- Directed by: Hemanth Hegde
- Written by: Hemanth Hegde
- Produced by: Uday Shetty
- Starring: Vijay Suriya Karthik Jayaram Samyukta Hornad Hemanth Hegde
- Cinematography: Suresh Bairasandra
- Edited by: Shiv Prasad Yadav
- Music by: Veer Samarth
- Production company: Shri Hari Productions
- Release date: 26 August 2016;
- Country: India
- Language: Kannada

= Sa (film) =

Sa is a 2016 Indian Kannada-language romantic thriller film directed by Hemanth Hegde. It stars Vijay Suriya, Karthik Jayaram, Samyukta Hornad and Hegde.

==Plot==
The story takes place in Coorg in the background of a home stay. A personal conflict in the family turns serious when an intruder enters the family.

==Cast==
Source
- Vijay Suriya
- Karthik Jayaram
- Hemanth Hegde
- Samyukta Hornad
- Anuradha Mukerjee
- Doddanna

== Production ==
Karthik Jayaram plays an ornithologist and learnt horseback riding for the film.

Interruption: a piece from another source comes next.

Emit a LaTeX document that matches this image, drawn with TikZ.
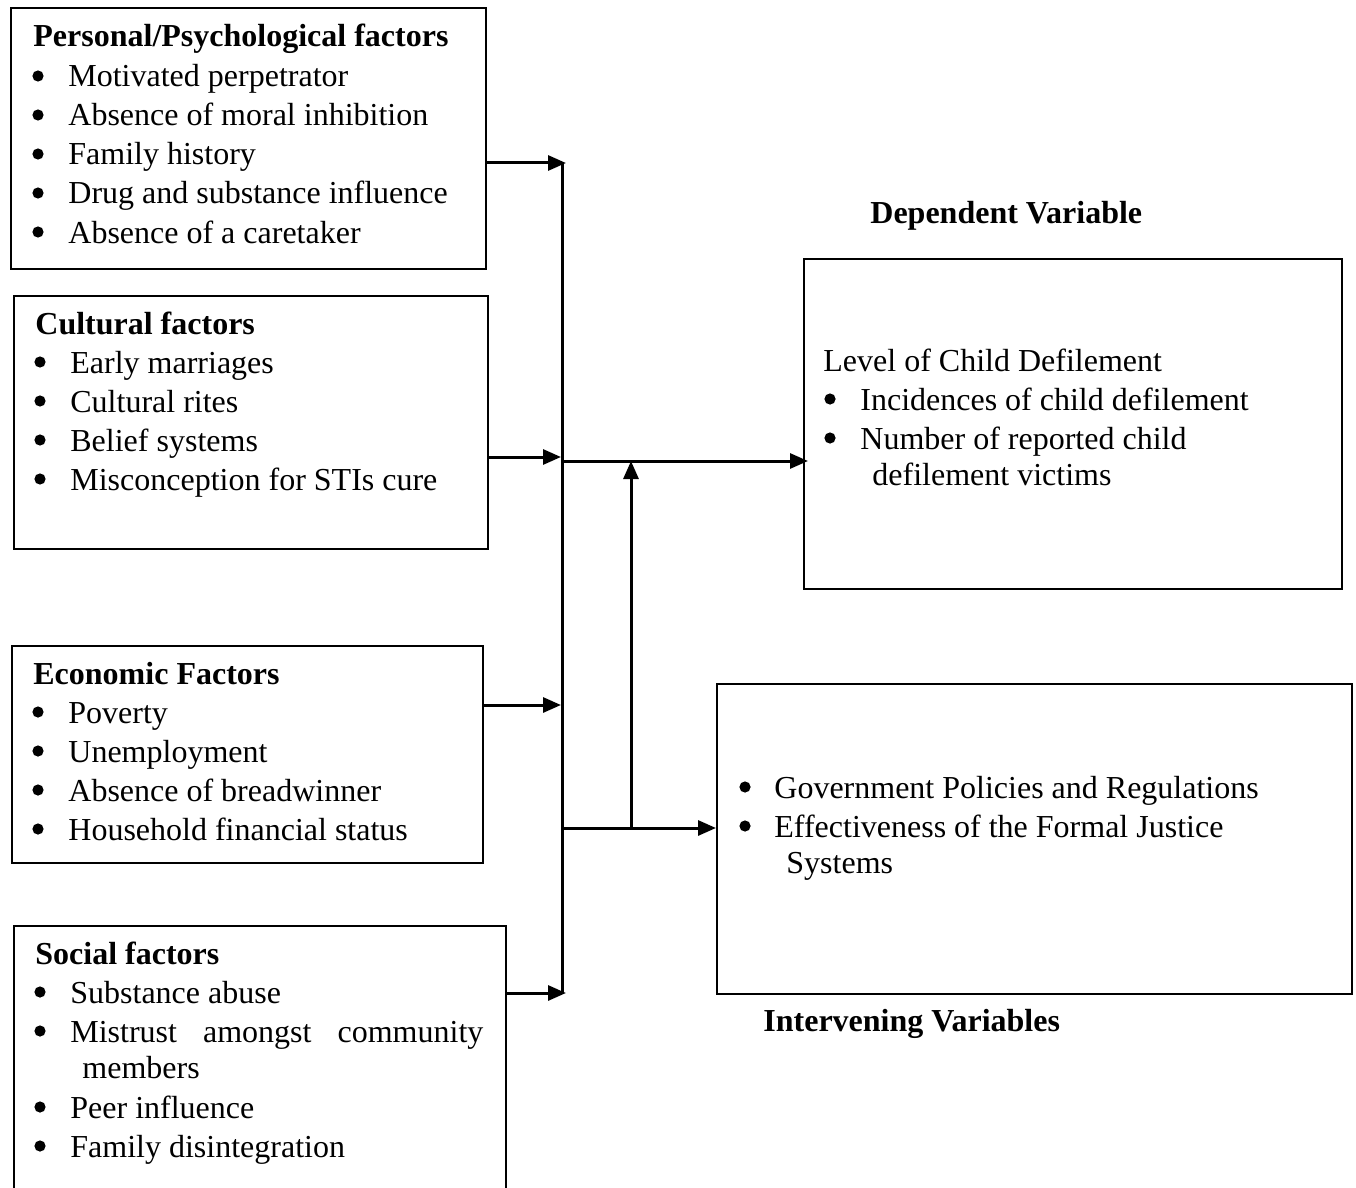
\documentclass[tikz,border=0pt]{standalone}
\usepackage{fontspec}
\setmainfont{Liberation Serif}
\usetikzlibrary{arrows.meta}
\tikzset{
  box/.style={draw, line width=0.9pt, inner sep=0pt, anchor=north west},
  txt/.style={anchor=base west, inner sep=0pt, font=\fontsize{16}{19.5}\selectfont},
  hd/.style={anchor=base west, inner sep=0pt, font=\fontsize{16}{19.5}\selectfont\bfseries},
  bul/.style={circle, fill=black, inner sep=0pt, minimum size=5.6pt, yshift=5.5pt},
  ln/.style={line width=1.5pt},
  arr/.style={line width=1.5pt, -{Triangle[length=9pt,width=7.5pt]}}
}
\begin{document}
\begin{tikzpicture}[x=0.5pt,y=-0.5pt]
\clip (0,0) rectangle (1356,1188);
\fill[white] (0,0) rectangle (1356,1188);

% boxes
\node[box, minimum width=237.5pt, minimum height=130.5pt] (p1) at (10,7) {};
\node[box, minimum width=237pt, minimum height=126.5pt] (p2) at (13,295) {};
\node[box, minimum width=235.5pt, minimum height=108.5pt] (p3) at (11,645) {};
\node[box, minimum width=246pt, minimum height=145pt] (p4) at (13,925) {};
\node[box, minimum width=269pt, minimum height=165pt] (dv) at (803,258) {};
\node[box, minimum width=317.5pt, minimum height=155pt] (iv) at (716,683) {};

% box 1
\node[hd] (h1) at (33,47) {Personal/Psychological factors};
\node[bul] (b11) at (38,87) {}; \node[txt] (t11) at (68,87) {Motivated perpetrator};
\node[bul] (b12) at (38,126) {}; \node[txt] (t12) at (68,126) {Absence of moral inhibition};
\node[bul] (b13) at (38,165) {}; \node[txt] (t13) at (68,165) {Family history};
\node[bul] (b14) at (38,204) {}; \node[txt] (t14) at (68,204) {Drug and substance influence};
\node[bul] (b15) at (38,243) {}; \node[txt] (t15) at (68,243) {Absence of a caretaker};

% box 2
\node[hd] (h2) at (35,334) {Cultural factors};
\node[bul] (b21) at (40,373) {}; \node[txt] (t21) at (70,373) {Early marriages};
\node[bul] (b22) at (40,412) {}; \node[txt] (t22) at (70,412) {Cultural rites};
\node[bul] (b23) at (40,451) {}; \node[txt] (t23) at (70,451) {Belief systems};
\node[bul] (b24) at (40,490) {}; \node[txt] (t24) at (70,490) {Misconception for STIs cure};

% box 3
\node[hd] (h3) at (33,684) {Economic Factors};
\node[bul] (b31) at (38,723) {}; \node[txt] (t31) at (68,723) {Poverty};
\node[bul] (b32) at (38,762) {}; \node[txt] (t32) at (68,762) {Unemployment};
\node[bul] (b33) at (38,801) {}; \node[txt] (t33) at (68,801) {Absence of breadwinner};
\node[bul] (b34) at (38,840) {}; \node[txt] (t34) at (68,840) {Household financial status};

% box 4
\node[hd] (h4) at (35,964) {Social factors};
\node[bul] (b41) at (40,1003) {}; \node[txt] (t41) at (70,1003) {Substance abuse};
\node[bul] (b42) at (40,1042) {}; \node[txt] (t42) at (70,1042) {\makebox[206.5pt][s]{Mistrust amongst community}};
\node[txt] (t42b) at (82,1078) {members};
\node[bul] (b43) at (40,1118) {}; \node[txt] (t43) at (70,1118) {Peer influence};
\node[bul] (b44) at (40,1157) {}; \node[txt] (t44) at (70,1157) {Family disintegration};

% dependent variable
\node[hd] (dvh) at (870,224) {Dependent Variable};
\node[txt] (d0) at (823,371) {Level of Child Defilement};
\node[bul] (db1) at (830,410) {}; \node[txt] (d1) at (860,410) {Incidences of child defilement};
\node[bul] (db2) at (830,449) {}; \node[txt] (d2) at (860,449) {Number of reported child};
\node[txt] (d3) at (872,485) {defilement victims};

% intervening variables
\node[bul] (ib1) at (745,798) {}; \node[txt] (i1) at (774,798) {Government Policies and Regulations};
\node[bul] (ib2) at (745,837) {}; \node[txt] (i2) at (774,837) {Effectiveness of the Formal Justice};
\node[txt] (i3) at (786,873) {Systems};
\node[hd] (ivh) at (763,1031) {Intervening Variables};

% junction coordinates
\coordinate (vt) at (562,163);
\coordinate (vb) at (562,993);
\coordinate (j2) at (561,457);
\coordinate (j3) at (561,705);
\coordinate (jd) at (562,461);
\coordinate (ji) at (562,828);
\coordinate (mu) at (631,828);
\coordinate (md) at (631,461);

% connectors
\draw[ln] (vt) -- (vb);
\draw[arr] (p1.east |- vt) -- ([xshift=2pt]vt);
\draw[arr] (p2.east |- j2) -- (j2);
\draw[arr] (p3.east |- j3) -- (j3);
\draw[arr] (p4.east |- vb) -- ([xshift=2pt]vb);
\draw[arr] (jd) -- ([xshift=2.5pt]dv.west |- jd);
\draw[arr] (ji) -- (iv.west |- ji);
\draw[arr] (mu) -- (md);
\end{tikzpicture}
\end{document}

A twenty-five day schedule took place in Muthappa Rai farm house in Chikmagalur.

==Marketing==
The film was noted for its different approach of having wanted posters featuring the cast members of the film.

==Reception==
A critic from The Times of India rated the film two-and-a-half out of five stars and wrote that "For those who like relationship capers that go beyond the candyfloss genre, this could still be worth a visit to the cinema halls".